### GIVEN TASK
Leave the pictures out. Return all other data exactly.

### COLLECTED DATA
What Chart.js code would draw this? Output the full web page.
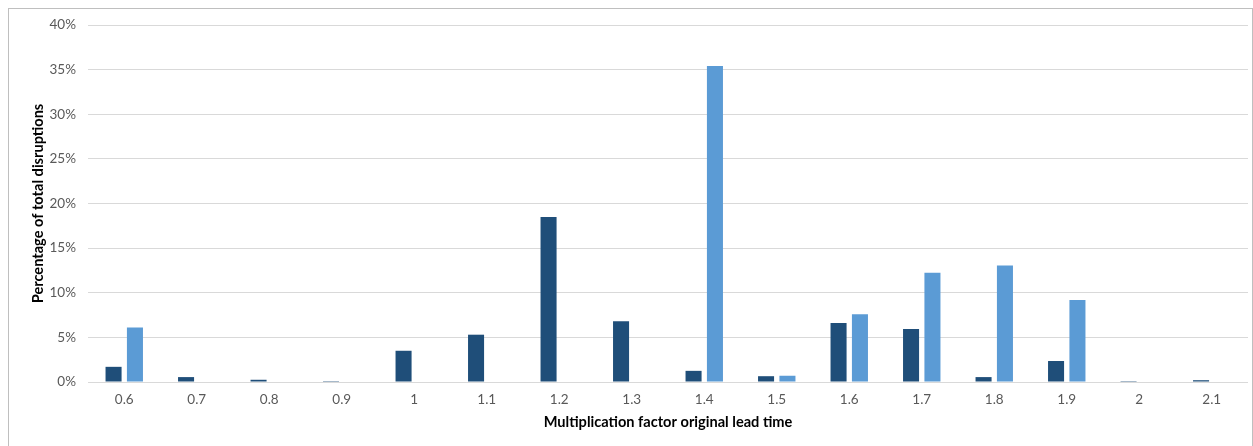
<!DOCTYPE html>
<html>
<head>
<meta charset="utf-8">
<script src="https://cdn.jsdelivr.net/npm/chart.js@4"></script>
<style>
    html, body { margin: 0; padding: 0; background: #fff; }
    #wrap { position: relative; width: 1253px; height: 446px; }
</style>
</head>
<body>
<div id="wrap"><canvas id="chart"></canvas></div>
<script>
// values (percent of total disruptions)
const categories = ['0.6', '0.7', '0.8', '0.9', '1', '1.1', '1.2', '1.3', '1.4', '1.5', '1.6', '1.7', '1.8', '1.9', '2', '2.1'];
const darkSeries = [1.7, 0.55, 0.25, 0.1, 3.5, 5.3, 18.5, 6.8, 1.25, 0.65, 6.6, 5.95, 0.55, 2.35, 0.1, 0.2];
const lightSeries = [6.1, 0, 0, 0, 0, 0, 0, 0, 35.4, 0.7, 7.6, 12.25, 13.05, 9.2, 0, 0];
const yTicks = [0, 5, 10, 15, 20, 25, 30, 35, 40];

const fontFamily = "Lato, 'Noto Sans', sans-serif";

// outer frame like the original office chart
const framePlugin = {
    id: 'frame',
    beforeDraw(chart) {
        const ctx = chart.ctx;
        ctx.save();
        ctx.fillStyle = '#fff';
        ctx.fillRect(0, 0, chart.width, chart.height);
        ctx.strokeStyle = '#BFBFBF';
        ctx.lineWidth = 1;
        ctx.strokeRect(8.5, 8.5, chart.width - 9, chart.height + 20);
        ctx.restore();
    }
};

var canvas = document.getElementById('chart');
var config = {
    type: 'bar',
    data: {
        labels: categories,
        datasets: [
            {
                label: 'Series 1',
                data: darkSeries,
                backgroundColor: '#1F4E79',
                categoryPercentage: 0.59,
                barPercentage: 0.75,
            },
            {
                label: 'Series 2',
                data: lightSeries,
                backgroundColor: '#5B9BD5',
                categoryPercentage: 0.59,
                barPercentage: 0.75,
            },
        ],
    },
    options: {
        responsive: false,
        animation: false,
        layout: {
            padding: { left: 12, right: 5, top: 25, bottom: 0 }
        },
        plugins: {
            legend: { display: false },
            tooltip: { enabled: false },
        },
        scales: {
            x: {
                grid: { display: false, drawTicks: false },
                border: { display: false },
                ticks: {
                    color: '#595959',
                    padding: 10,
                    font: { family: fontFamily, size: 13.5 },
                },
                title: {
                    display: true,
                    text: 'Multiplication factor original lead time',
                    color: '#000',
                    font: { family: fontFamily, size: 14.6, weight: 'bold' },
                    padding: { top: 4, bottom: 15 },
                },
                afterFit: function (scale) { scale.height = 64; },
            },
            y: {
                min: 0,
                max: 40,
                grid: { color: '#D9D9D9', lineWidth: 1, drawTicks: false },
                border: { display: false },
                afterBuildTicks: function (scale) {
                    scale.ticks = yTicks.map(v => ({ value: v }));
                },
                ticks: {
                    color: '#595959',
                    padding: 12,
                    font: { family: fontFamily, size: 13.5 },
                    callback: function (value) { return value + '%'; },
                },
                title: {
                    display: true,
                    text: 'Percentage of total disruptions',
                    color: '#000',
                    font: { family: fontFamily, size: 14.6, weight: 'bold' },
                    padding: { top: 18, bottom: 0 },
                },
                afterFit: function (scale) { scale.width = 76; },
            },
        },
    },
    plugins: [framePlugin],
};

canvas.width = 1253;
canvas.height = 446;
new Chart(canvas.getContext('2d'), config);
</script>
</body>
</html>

### ANSWER TO THIS PROBLEM
What Chart.js code would draw this? Output the full web page.
<!DOCTYPE html>
<html>
<head>
<meta charset="utf-8">
<script src="https://cdn.jsdelivr.net/npm/chart.js@4"></script>
<style>
    html, body { margin: 0; padding: 0; background: #fff; }
    #wrap { position: relative; width: 1253px; height: 446px; }
</style>
</head>
<body>
<div id="wrap"><canvas id="chart"></canvas></div>
<script>
// values (percent of total disruptions)
const categories = ['0.6', '0.7', '0.8', '0.9', '1', '1.1', '1.2', '1.3', '1.4', '1.5', '1.6', '1.7', '1.8', '1.9', '2', '2.1'];
const darkSeries = [1.7, 0.55, 0.25, 0.1, 3.5, 5.3, 18.5, 6.8, 1.25, 0.65, 6.6, 5.95, 0.55, 2.35, 0.1, 0.2];
const lightSeries = [6.1, 0, 0, 0, 0, 0, 0, 0, 35.4, 0.7, 7.6, 12.25, 13.05, 9.2, 0, 0];
const yTicks = [0, 5, 10, 15, 20, 25, 30, 35, 40];

const fontFamily = "Lato, 'Noto Sans', sans-serif";

// outer frame like the original office chart
const framePlugin = {
    id: 'frame',
    beforeDraw(chart) {
        const ctx = chart.ctx;
        ctx.save();
        ctx.fillStyle = '#fff';
        ctx.fillRect(0, 0, chart.width, chart.height);
        ctx.strokeStyle = '#BFBFBF';
        ctx.lineWidth = 1;
        ctx.strokeRect(8.5, 8.5, chart.width - 9, chart.height + 20);
        ctx.restore();
    }
};

var canvas = document.getElementById('chart');
var config = {
    type: 'bar',
    data: {
        labels: categories,
        datasets: [
            {
                label: 'Series 1',
                data: darkSeries,
                backgroundColor: '#1F4E79',
                categoryPercentage: 0.59,
                barPercentage: 0.75,
            },
            {
                label: 'Series 2',
                data: lightSeries,
                backgroundColor: '#5B9BD5',
                categoryPercentage: 0.59,
                barPercentage: 0.75,
            },
        ],
    },
    options: {
        responsive: false,
        animation: false,
        layout: {
            padding: { left: 12, right: 5, top: 25, bottom: 0 }
        },
        plugins: {
            legend: { display: false },
            tooltip: { enabled: false },
        },
        scales: {
            x: {
                grid: { display: false, drawTicks: false },
                border: { display: false },
                ticks: {
                    color: '#595959',
                    padding: 10,
                    font: { family: fontFamily, size: 13.5 },
                },
                title: {
                    display: true,
                    text: 'Multiplication factor original lead time',
                    color: '#000',
                    font: { family: fontFamily, size: 14.6, weight: 'bold' },
                    padding: { top: 4, bottom: 15 },
                },
                afterFit: function (scale) { scale.height = 64; },
            },
            y: {
                min: 0,
                max: 40,
                grid: { color: '#D9D9D9', lineWidth: 1, drawTicks: false },
                border: { display: false },
                afterBuildTicks: function (scale) {
                    scale.ticks = yTicks.map(v => ({ value: v }));
                },
                ticks: {
                    color: '#595959',
                    padding: 12,
                    font: { family: fontFamily, size: 13.5 },
                    callback: function (value) { return value + '%'; },
                },
                title: {
                    display: true,
                    text: 'Percentage of total disruptions',
                    color: '#000',
                    font: { family: fontFamily, size: 14.6, weight: 'bold' },
                    padding: { top: 18, bottom: 0 },
                },
                afterFit: function (scale) { scale.width = 76; },
            },
        },
    },
    plugins: [framePlugin],
};

canvas.width = 1253;
canvas.height = 446;
new Chart(canvas.getContext('2d'), config);
</script>
</body>
</html>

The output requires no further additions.